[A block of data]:
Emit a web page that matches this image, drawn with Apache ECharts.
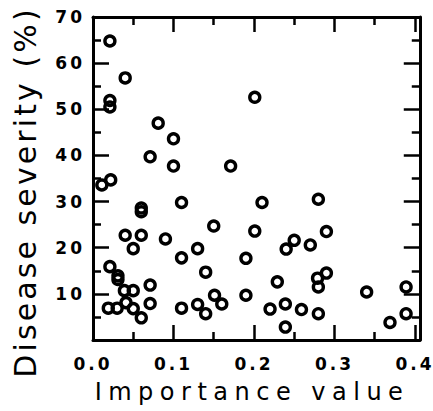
<!DOCTYPE html>
<html>
<head>
<meta charset="utf-8">
<script src="https://cdn.jsdelivr.net/npm/echarts@6/dist/echarts.min.js"></script>
<style>
html,body{margin:0;padding:0;background:#fff;}
#chart{width:433px;height:411px;}
</style>
</head>
<body>
<div id="chart"></div>
<script>
// Importance value (x) and disease severity % (y)
const importance = [
  0.021, 0.040, 0.021, 0.021, 0.081, 0.100, 0.071, 0.100, 0.171, 0.201,
  0.011, 0.022, 0.060, 0.060, 0.110, 0.210, 0.280, 0.040, 0.060, 0.050,
  0.090, 0.110, 0.130, 0.150, 0.201, 0.190, 0.240, 0.250, 0.270, 0.290,
  0.021, 0.031, 0.031, 0.039, 0.050, 0.071, 0.019, 0.030, 0.041, 0.050,
  0.060, 0.071, 0.110, 0.130, 0.140, 0.140, 0.151, 0.160, 0.190, 0.220,
  0.229, 0.239, 0.239, 0.259, 0.280, 0.280, 0.279, 0.290, 0.340, 0.369,
  0.389, 0.389
];
const severity = [
  64.8, 56.8, 51.9, 50.5, 47.0, 43.6, 39.7, 37.7, 37.7, 52.6,
  33.6, 34.7, 28.6, 27.8, 29.8, 29.8, 30.5, 22.7, 22.7, 19.8,
  21.9, 17.8, 19.8, 24.7, 23.6, 17.7, 19.7, 21.6, 20.6, 23.5,
  15.9, 13.9, 13.1, 10.7, 10.7, 11.9, 6.9, 6.9, 8.1, 6.8,
  4.8, 7.9, 6.9, 7.7, 5.7, 14.7, 9.7, 7.8, 9.7, 6.7,
  12.6, 7.8, 2.8, 6.6, 5.7, 11.5, 13.4, 14.5, 10.4, 3.8,
  11.5, 5.7
];
const xTickLabels = ['0.0', '0.1', '0.2', '0.3', '0.4'];
const yTickLabels = ['10', '20', '30', '40', '50', '60', '70'];
const xTitle = 'Importance value';
const yTitle = 'Disease severity (%)';

const points = importance.map((v, i) => [v, severity[i]]);

const chart = echarts.init(document.getElementById('chart'), null, {renderer: 'svg'});

const lineStyle = {color: '#000', width: 3};
const tickStyle = {color: '#000', width: 2.5};
const labelFont = {color: '#000', fontFamily: 'DejaVu Sans', fontWeight: 'bold', fontSize: 17};

function xFmt(v) {
  const k = Math.round(v * 10);
  if (Math.abs(v * 10 - k) > 1e-6) return '';
  const s = (k / 10).toFixed(1);
  return xTickLabels.indexOf(s) >= 0 ? s : '';
}
function yFmt(v) {
  const s = String(Math.round(v));
  return yTickLabels.indexOf(s) >= 0 && Math.abs(v - Math.round(v)) < 1e-6 ? s : '';
}

function xAxisDef(pos, showLabel) {
  return {
    type: 'value', position: pos, min: 0, max: 0.406, interval: 0.1,
    axisLine: {show: true, onZero: false, lineStyle: lineStyle},
    axisTick: {show: true, inside: true, length: 15, lineStyle: tickStyle},
    minorTick: {show: true, splitNumber: 2, length: 8, lineStyle: tickStyle},
    splitLine: {show: false}, minorSplitLine: {show: false},
    axisLabel: Object.assign({show: showLabel, margin: 15, formatter: xFmt}, labelFont)
  };
}
function yAxisDef(pos, showLabel) {
  return {
    type: 'value', position: pos, min: 0, max: 70, interval: 10,
    axisLine: {show: true, onZero: false, lineStyle: lineStyle},
    axisTick: {show: true, inside: true, length: 16, lineStyle: tickStyle},
    minorTick: {show: true, splitNumber: 2, length: 8, lineStyle: tickStyle},
    splitLine: {show: false}, minorSplitLine: {show: false},
    axisLabel: Object.assign({show: showLabel, margin: 8, formatter: yFmt}, labelFont)
  };
}

chart.setOption({
  animation: false,
  backgroundColor: '#fff',
  grid: {left: 93, top: 17, width: 330, height: 323, containLabel: false},
  xAxis: [xAxisDef('bottom', true), xAxisDef('top', false)],
  yAxis: [yAxisDef('left', true), yAxisDef('right', false)],
  graphic: [
    {type: 'text', x: 252, y: 392, style: {text: xTitle, fill: '#000', font: 'normal 24px "DejaVu Sans"', align: 'center', verticalAlign: 'middle'}},
    {type: 'text', x: 25, y: 192, rotation: Math.PI / 2, style: {text: yTitle, fill: '#000', font: 'normal 30px "DejaVu Sans"', align: 'center', verticalAlign: 'middle'}}
  ],
  series: [{
    type: 'scatter', xAxisIndex: 0, yAxisIndex: 0,
    data: points,
    symbol: 'circle', symbolSize: 10,
    itemStyle: {color: 'rgba(0,0,0,0)', borderColor: '#000', borderWidth: 3.4, opacity: 1}
  }]
});

function applySpacing() {
  const texts = document.querySelectorAll('#chart svg text');
  texts.forEach(t => {
    const c = t.textContent;
    let s = '3px';
    if (c === xTitle) s = '6.5px';
    else if (c === yTitle) s = '3.1px';
    t.setAttribute('letter-spacing', s);
    t.style.letterSpacing = s;
  });
}
chart.on('finished', applySpacing);
applySpacing();
setTimeout(applySpacing, 50);
setTimeout(applySpacing, 300);
</script>
</body>
</html>
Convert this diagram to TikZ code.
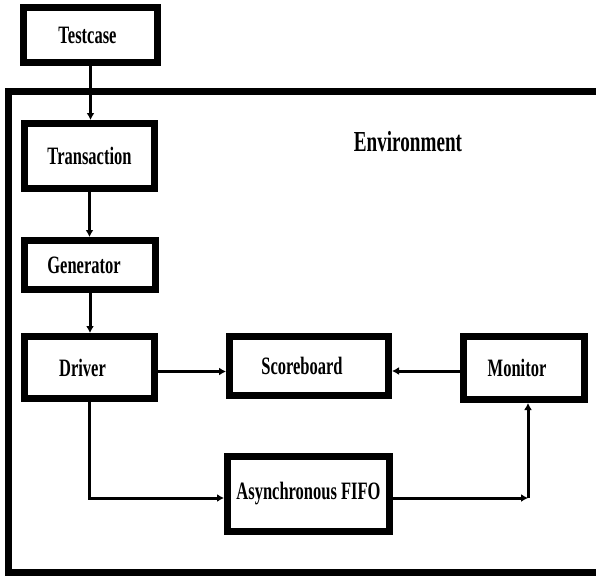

[WORK INSTRUCTIONS]:
Return every line in the listing that contains the word "this".

[ANSWER TO THE EXERCISE]:
Emit a web page that matches this image, drawn with Apache ECharts.
Convert this diagram to TikZ code.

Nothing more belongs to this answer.